His fellow student, a Namibian surnamed Nathaneal, said he likes to watch the TV evening gala staged by China Central Television, which features China’s most popular artists and performers.

He says the only thing his natives care about when he returned home was asking whether he had learnt Kungfu in China. But he wanted to tell them more about the country.

Spring Festival traditions such as setting off fire crackers and giving “red envelopes” — gifts of money made by seniors to children or unmarried younger people — all interested foreigners.

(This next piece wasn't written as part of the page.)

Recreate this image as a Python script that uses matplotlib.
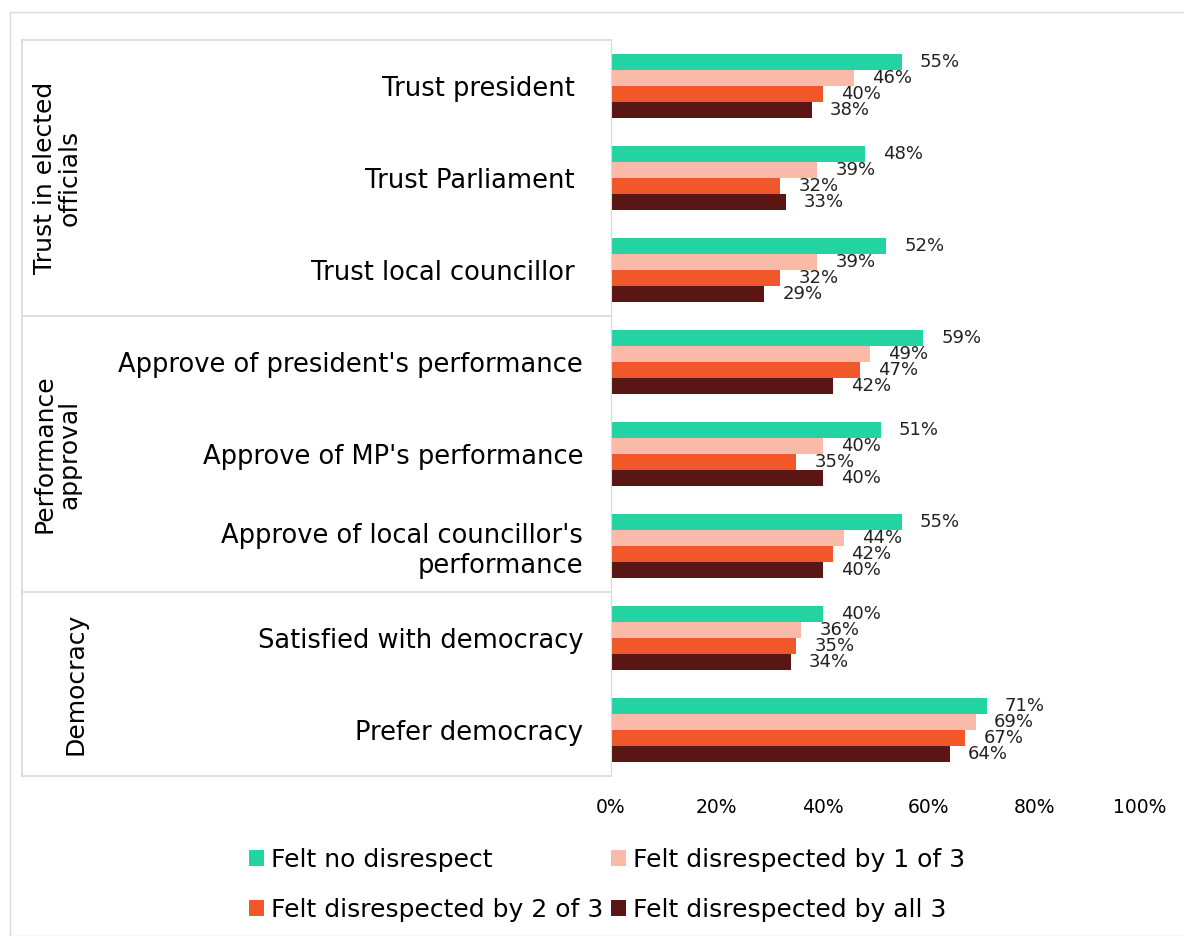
import matplotlib.pyplot as plt
from matplotlib.patches import Rectangle
import numpy as np

plt.rcParams['font.family'] = ['DejaVu Sans']

categories = ['Trust president ', 'Trust Parliament ', 'Trust local councillor ',
              "Approve of president's performance", "Approve of MP's performance",
              "Approve of local councillor's\nperformance",
              'Satisfied with democracy', 'Prefer democracy']
groups = ['Trust in elected\nofficials', 'Performance\napproval', 'Democracy']
group_sizes = [3, 3, 2]

series = ['Felt no disrespect', 'Felt disrespected by 1 of 3',
          'Felt disrespected by 2 of 3', 'Felt disrespected by all 3']
no_disrespect = [55, 48, 52, 59, 51, 55, 40, 71]
by_one = [46, 39, 39, 49, 40, 44, 36, 69]
by_two = [40, 32, 32, 47, 35, 42, 35, 67]
by_all = [38, 33, 29, 42, 40, 40, 34, 64]
colors = ['#24D3A2', '#F9BAA7', '#F2572A', '#5A1515']

W, H = 1184, 936
fig = plt.figure(figsize=(W / 100, H / 100), dpi=100)
x0, x1, y0, y1 = 611, 1140, 40, 776
ax = fig.add_axes([x0 / W, 1 - y1 / H, (x1 - x0) / W, (y1 - y0) / H])

# outer chart border
fig.add_artist(Rectangle((10 / W, 0), 1.2, 1 - 12 / H, transform=fig.transFigure,
                         fill=False, edgecolor='#d9d9d9', lw=1))

y = np.arange(len(categories))
h = 0.174
data = [no_disrespect, by_one, by_two, by_all]
bars = []
for i, (vals, col, name) in enumerate(zip(data, colors, series)):
    pos = y - 1.5 * h + i * h
    bars.append(ax.barh(pos, vals, height=h, color=col, label=name))
    for p, v in zip(pos, vals):
        ax.annotate(f'{v}%', (v, p), xytext=(13, 0), textcoords='offset points',
                    ha='left', va='center', fontsize=13, color='#222222')

ax.set_ylim(len(categories) - 0.5, -0.5)
ax.set_xlim(0, 100)
ax.set_xticks(np.arange(0, 101, 20))
ax.set_xticklabels([f'{t}%' for t in range(0, 101, 20)], fontsize=13.5)
ax.set_yticks(y)
ax.set_yticklabels(categories, fontsize=18.5, ha='right')
ax.tick_params(axis='y', length=0, pad=20)
ax.tick_params(axis='x', length=0, pad=16)
for s in ['top', 'right', 'bottom']:
    ax.spines[s].set_visible(False)
ax.spines['left'].set_color('#d9d9d9')

# group boxes on the left
tr = ax.get_yaxis_transform()
xl = (22 - x0) / (x1 - x0)
bounds = np.concatenate([[0], np.cumsum(group_sizes)]) - 0.5
for b in bounds:
    ax.plot([xl, 0], [b, b], transform=tr, color='#d9d9d9', lw=1.2, clip_on=False)
ax.plot([xl, xl], [bounds[0], bounds[-1]], transform=tr, color='#d9d9d9', lw=1.2, clip_on=False)
gx = [(57 - x0) / (x1 - x0), (57 - x0) / (x1 - x0), (75 - x0) / (x1 - x0)]
for g, lo, hi, xx in zip(groups, bounds[:-1], bounds[1:], gx):
    ax.text(xx, (lo + hi) / 2, g, transform=tr, rotation=90, ha='center', va='center',
            fontsize=18, multialignment='center', linespacing=1.05)

# legend filled row by row like the original
order = [0, 2, 1, 3]
fig.legend([bars[i] for i in order], [series[i] for i in order],
           loc='center', bbox_to_anchor=(607 / W, 1 - 885 / H), ncol=2, frameon=False,
           fontsize=18, handlelength=0.6, handleheight=0.6, handletextpad=0.3,
           columnspacing=0.3, labelspacing=1.05)

fig.savefig('out.png', dpi=100, facecolor='white')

Nepalese Shree Ram Khadka says he has learnt to hand out red envelopes to children when visiting Chinese families during the festival, a practice which indeed added joys.

Besides being guests of Chinese families, foreigners have experienced China this Spring Festival by visiting the bustling Bund in Shanghai, the ice sculpture-clad city of Harbin, the panda-breeding base in Sichuan and even little-known villages to look for dying handicrafts such as paper dragon production.

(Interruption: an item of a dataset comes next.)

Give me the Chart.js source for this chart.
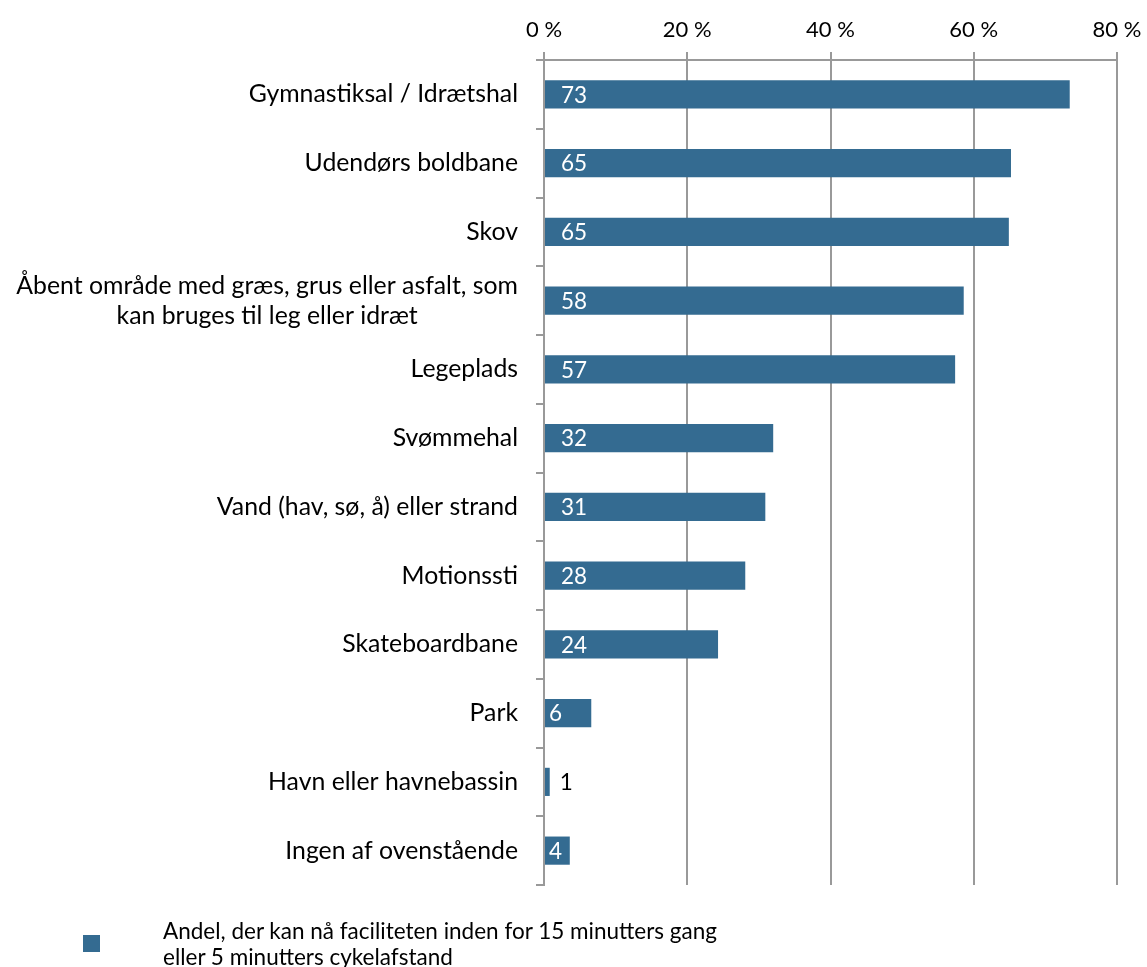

Chloe Chanudet, a French girl living in Shanghai, was surprised to see throngs of tourists visiting temple fairs during the Spring Festival last year. “I was shocked to see such a huge crowd, but I liked that friendly and festive air,” she explains.

Chanudet worked for a French e-commerce website in Shanghai. She says she had to stay on duty during the holiday as all her Chinese colleagues got festive leave, but adds that she “enjoyed watching splendid Spring Festival firecrackers after work, which I had never seen elsewhere in the world.”

In snow-covered Harbin, capital of northeast Heilongjiang Province, a Thai tourist who gave his name as Ukrit, said he was thrilled by the ice sculptures arranged everywhere in the city.

Known as China’s “city of ice,” Harbin frequently experiences temperatures below minus 20 degrees Celsius in winter. Ice sculptures radiating in sunlight or lightened by colorful lamplight make the city romantic.

Tourists are particularly fond of a six-meter-tall snow sculpture of Marilyn Monroe, which is shown on a century-old European-style street in the old city quarters of Harbin.

Ukrit says he and his friends were aware of the temperature difference between Harbin and his tropical hometown and had prepared well for the freezing conditions.